Farmers on both sides of the ditch have rejected the proposed livestock emissions levy currently being considered for New Zealand’s agriculture sector.
Industry body Beef + Lamb New Zealand has been working with the New Zealand Government to design a farm-level levy on sheep and cattle in order for agriculture to be excluded from an emissions trading scheme.
Andrew Morrison, the chair of Beef + Lamb New Zealand, said that the scheme, which wouldn’t be adopted until 2025, was essential for maintaining social license.
“This is our sector’s plan to manage emissions on-farm in a practical and fair way while keeping agriculture out of an emissions trading scheme,” he said.
“Doing nothing is not an option. Our consumers are asking for action and so are our communities.”
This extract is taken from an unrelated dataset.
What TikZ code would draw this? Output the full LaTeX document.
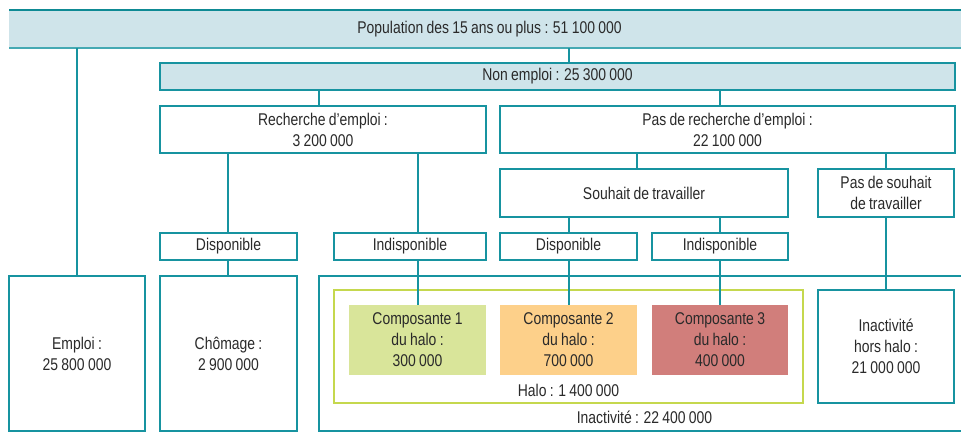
\documentclass[tikz,border=0pt]{standalone}
\usepackage{fontspec}
\setmainfont[FakeStretch=0.82, WordSpace=0.85]{Liberation Sans}
\definecolor{tl}{HTML}{1793A0}
\definecolor{tldark}{HTML}{0E8A94}
\definecolor{lb}{HTML}{CFE4EA}
\definecolor{txt}{HTML}{2A2A2A}
\definecolor{halog}{HTML}{C5D84E}
\definecolor{cA}{HTML}{D9E59A}
\definecolor{cB}{HTML}{FDD08A}
\definecolor{cC}{HTML}{D17E7B}
\begin{document}
\begin{tikzpicture}[x=1pt,y=-1pt,
  every node/.style={font=\fontsize{17}{21}\selectfont, text=txt, align=center, inner sep=0pt, outer sep=0pt},
  bx/.style={draw=tl, line width=1.5pt, fill=white},
  blu/.style={draw=tl, line width=1.5pt, fill=lb},
  comp/.style={fill=#1},
  conn/.style={draw=tl, line width=1.5pt}]
\useasboundingbox (0,0) rectangle (961,445);
% top
\node[fill=lb, minimum width=961pt, minimum height=38pt] (pop) at (489.5,29) {Population des 15 ans ou plus : 51 100 000};
\draw[tldark, line width=2.4pt] (pop.north west) -- (pop.north east);
\draw[tl!80, line width=1.6pt] (pop.south west) -- (pop.south east);
\node[blu, minimum width=795pt, minimum height=27pt] (ne) at (557.5,76.5) {Non emploi : 25 300 000};
% second level
\node[bx, minimum width=326pt, minimum height=47pt] (rech) at (323,129.5) {Recherche d’emploi :\\3 200 000};
\node[bx, minimum width=455pt, minimum height=47pt] (pasr) at (727.5,129.5) {Pas de recherche d’emploi :\\22 100 000};
\node[bx, minimum width=288pt, minimum height=48pt] (souh) at (644,193) {Souhait de travailler};
\node[bx, minimum width=136pt, minimum height=48pt] (pass) at (886,193) {Pas de souhait\\de travailler};
\node[bx, minimum width=137pt, minimum height=27pt] (disp1) at (228.5,246.5) {Disponible};
\node[bx, minimum width=152pt, minimum height=27pt] (indisp1) at (410,246.5) {Indisponible};
\node[bx, minimum width=137pt, minimum height=27pt] (disp2) at (568.5,246.5) {Disponible};
\node[bx, minimum width=136pt, minimum height=27pt] (indisp2) at (720,246.5) {Indisponible};
% bottom row
\node[bx, minimum width=136pt, minimum height=155pt] (emploi) at (77,353.5) {Emploi :\\25 800 000};
\node[bx, minimum width=137pt, minimum height=155pt] (chom) at (228.5,353.5) {Chômage :\\2 900 000};
\node[bx, minimum width=651pt, minimum height=155pt] (inact) at (644.5,353.5) {};
\node[draw=halog, line width=1.5pt, minimum width=469pt, minimum height=113pt] (halo) at (568.5,346.5) {};
\node[comp=cA, minimum width=137pt, minimum height=70pt] (c1) at (417.5,340) {Composante 1\\du halo :\\300 000};
\node[comp=cB, minimum width=137pt, minimum height=70pt] (c2) at (568.5,340) {Composante 2\\du halo :\\700 000};
\node[comp=cC, minimum width=136pt, minimum height=70pt] (c3) at (720,340) {Composante 3\\du halo :\\400 000};
\node[bx, minimum width=136pt, minimum height=113pt] (hors) at (886,346.5) {Inactivité\\hors halo :\\21 000 000};
\node (halolab) at (568.5,390) {Halo : 1 400 000};
\node (inactlab) at (644.5,417) {Inactivité : 22 400 000};
% connectors
\draw[conn] (pop.south -| 77,0) -- (emploi.north -| 77,0);
\draw[conn] (pop.south -| 569,0) -- (ne.north -| 569,0);
\draw[conn] (ne.south -| 319,0) -- (rech.north -| 319,0);
\draw[conn] (ne.south -| 720,0) -- (pasr.north -| 720,0);
\draw[conn] (rech.south -| 228,0) -- (disp1.north -| 228,0);
\draw[conn] (rech.south -| 418,0) -- (indisp1.north -| 418,0);
\draw[conn] (pasr.south -| 637,0) -- (souh.north -| 637,0);
\draw[conn] (pasr.south -| 886,0) -- (pass.north -| 886,0);
\draw[conn] (souh.south -| 569,0) -- (disp2.north -| 569,0);
\draw[conn] (souh.south -| 720,0) -- (indisp2.north -| 720,0);
\draw[conn] (disp1.south -| 228,0) -- (chom.north -| 228,0);
\draw[conn] (indisp1.south -| 418,0) -- (c1.north -| 418,0);
\draw[conn] (disp2.south -| 569,0) -- (c2.north -| 569,0);
\draw[conn] (indisp2.south -| 720,0) -- (c3.north -| 720,0);
\draw[conn] (pass.south -| 886,0) -- (hors.north -| 886,0);
\end{tikzpicture}
\end{document}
Many farmers have hit back at the plan, saying that another tax would drastically reduce the profitability and viability of sheep and cattle enterprises.
“There is no support from grassroots farmers in New Zealand for this tax,” said Steve Craston, a dairy farmer near Hamilton on New Zealand’s north island.
“By 2030, a lot of farmers will paying $15,000-$50,000 each for this tax and it’s going to cause a huge amount of damage. A lot of these guys will just be forced out of business.”
Mr Cranston said that New Zealand farming operated on a climate-neutral basis and that efforts to reduce emissions would offset industries outside agriculture.
“This is an issue for farmers globally because consumers around the world are being led to believe that farming is bad for the climate,” he said. “I think we really need some leadership by the IPCC (Intergovernmental Panel on Climate Change) and scientific community to get together and fix agricultural emissions accounting because at the moment it’s highly misleading and it’s damaging all of our reputations.”
Carbon Neutrality Still the Goal for Australian Farmers
While the move has worried some Australian farmers, the Agriculture Minister sought to reassure the industry that a similar approach would not be on the cards domestically.
“A tax similar to the one floated in NZ is not something the government is considering. The Australian government will continue to support and work with our agricultural industries to reduce their emissions,” said Agriculture Minister Murray Watts.
“The Australian red meat industry has set its own target to be carbon neutral by 2030.”
Australian livestock farmers have already undertaken much of the work to achieve carbon neutrality with the red meat sector slashing their carbon emissions by more than 50% between 2005 and 2016.
Under the CN30 program, Meat and Livestock Australia has pledged almost $200 million in investments to help farmers achieve a net-zero target by 2030, mainly through the adoption of greenhouse gas emissions avoidance activities and by encouraging farmers to sequester carbon on-farm.
Mitigating Carbon “More than Ticking a Box”
In Western Victoria, Mark Wootton’s farming operation achieved carbon neutrality in 2010 by planting 600 hectares of trees on his 3,300 hectare property near Hamilton.
While the milestone has provided a marketing advantage, Mr Wootton said that the improvements to his farm had also improved productivity and biodiversity.
“There’s the shelter that improves your pasture growth because the soil’s warmer, there are higher lambing percentages, and better calving because you’ve got better shelter,” he said.
“We have amazing biodiversity gains here. We started with 47 species of birds, we now have 159, so there are a lot of good reasons to do it beyond the carbon neutrality.”